→ **WORK INSTRUCTIONS**:
Repeat exactly, and only, the lines from the one that contains "What matplotlib code" to the one that contains "ax.set_xticks([i - 0.5", both ends included. Omit every picture.

→ **EXTRACTED MATERIAL**:
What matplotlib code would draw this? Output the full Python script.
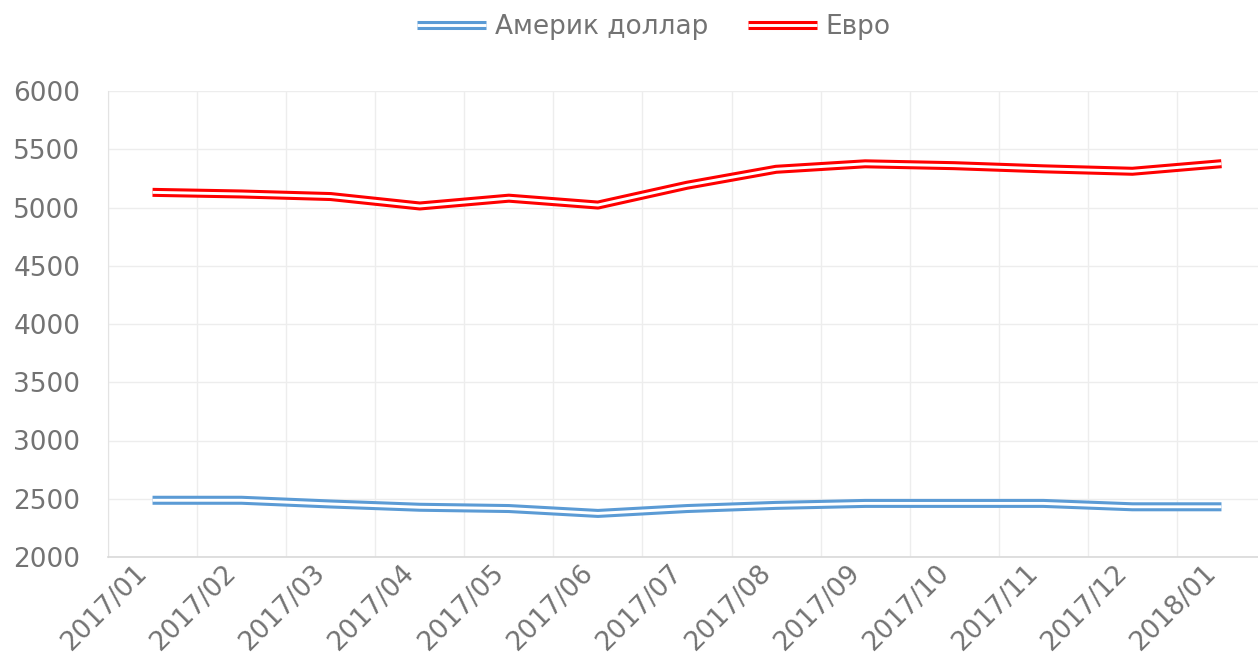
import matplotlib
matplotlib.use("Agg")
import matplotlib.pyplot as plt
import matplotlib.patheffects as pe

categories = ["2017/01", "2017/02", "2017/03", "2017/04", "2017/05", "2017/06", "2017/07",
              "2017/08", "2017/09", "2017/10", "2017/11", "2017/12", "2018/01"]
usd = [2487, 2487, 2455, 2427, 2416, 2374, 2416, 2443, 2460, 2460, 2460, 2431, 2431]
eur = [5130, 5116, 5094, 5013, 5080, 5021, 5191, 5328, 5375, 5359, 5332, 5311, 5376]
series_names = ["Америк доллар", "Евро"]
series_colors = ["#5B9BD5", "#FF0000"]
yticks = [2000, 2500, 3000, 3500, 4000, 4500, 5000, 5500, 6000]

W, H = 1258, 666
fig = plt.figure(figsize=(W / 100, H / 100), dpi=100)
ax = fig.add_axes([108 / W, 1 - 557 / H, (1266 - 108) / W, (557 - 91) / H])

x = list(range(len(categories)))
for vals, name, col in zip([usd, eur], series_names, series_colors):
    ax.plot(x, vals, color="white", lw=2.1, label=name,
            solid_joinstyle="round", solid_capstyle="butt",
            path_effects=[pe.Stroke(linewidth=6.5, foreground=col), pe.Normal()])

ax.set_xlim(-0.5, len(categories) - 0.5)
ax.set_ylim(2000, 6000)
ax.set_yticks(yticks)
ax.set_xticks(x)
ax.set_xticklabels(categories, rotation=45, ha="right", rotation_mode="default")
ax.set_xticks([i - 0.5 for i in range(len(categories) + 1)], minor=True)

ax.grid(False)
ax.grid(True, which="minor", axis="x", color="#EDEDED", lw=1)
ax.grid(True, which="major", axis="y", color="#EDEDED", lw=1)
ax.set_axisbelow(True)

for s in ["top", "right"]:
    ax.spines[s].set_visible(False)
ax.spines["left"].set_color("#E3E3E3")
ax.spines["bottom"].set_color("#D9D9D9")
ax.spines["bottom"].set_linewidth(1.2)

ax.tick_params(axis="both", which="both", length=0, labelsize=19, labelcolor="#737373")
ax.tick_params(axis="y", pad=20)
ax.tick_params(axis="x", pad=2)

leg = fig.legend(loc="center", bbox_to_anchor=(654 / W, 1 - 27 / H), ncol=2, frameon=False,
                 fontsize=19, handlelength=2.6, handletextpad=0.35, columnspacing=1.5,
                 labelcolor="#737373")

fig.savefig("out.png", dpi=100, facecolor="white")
---
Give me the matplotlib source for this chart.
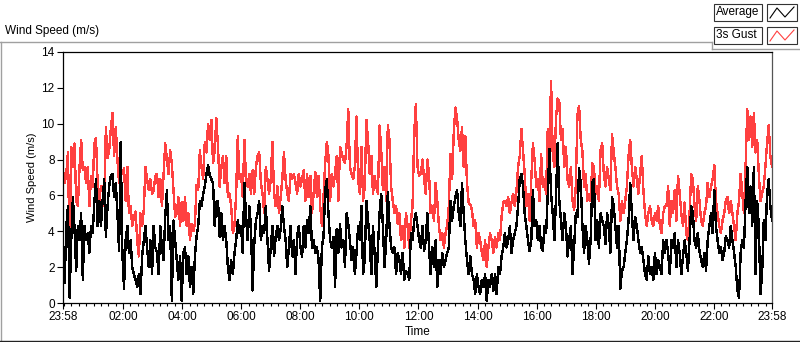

→ **WRITTEN RESPONSE**:
What matplotlib code would draw this? Output the full Python script.
import matplotlib
matplotlib.use("Agg")
import matplotlib.pyplot as plt
import matplotlib.patheffects as pe

categories = ["2017/01", "2017/02", "2017/03", "2017/04", "2017/05", "2017/06", "2017/07",
              "2017/08", "2017/09", "2017/10", "2017/11", "2017/12", "2018/01"]
usd = [2487, 2487, 2455, 2427, 2416, 2374, 2416, 2443, 2460, 2460, 2460, 2431, 2431]
eur = [5130, 5116, 5094, 5013, 5080, 5021, 5191, 5328, 5375, 5359, 5332, 5311, 5376]
series_names = ["Америк доллар", "Евро"]
series_colors = ["#5B9BD5", "#FF0000"]
yticks = [2000, 2500, 3000, 3500, 4000, 4500, 5000, 5500, 6000]

W, H = 1258, 666
fig = plt.figure(figsize=(W / 100, H / 100), dpi=100)
ax = fig.add_axes([108 / W, 1 - 557 / H, (1266 - 108) / W, (557 - 91) / H])

x = list(range(len(categories)))
for vals, name, col in zip([usd, eur], series_names, series_colors):
    ax.plot(x, vals, color="white", lw=2.1, label=name,
            solid_joinstyle="round", solid_capstyle="butt",
            path_effects=[pe.Stroke(linewidth=6.5, foreground=col), pe.Normal()])

ax.set_xlim(-0.5, len(categories) - 0.5)
ax.set_ylim(2000, 6000)
ax.set_yticks(yticks)
ax.set_xticks(x)
ax.set_xticklabels(categories, rotation=45, ha="right", rotation_mode="default")
ax.set_xticks([i - 0.5 for i in range(len(categories) + 1)], minor=True)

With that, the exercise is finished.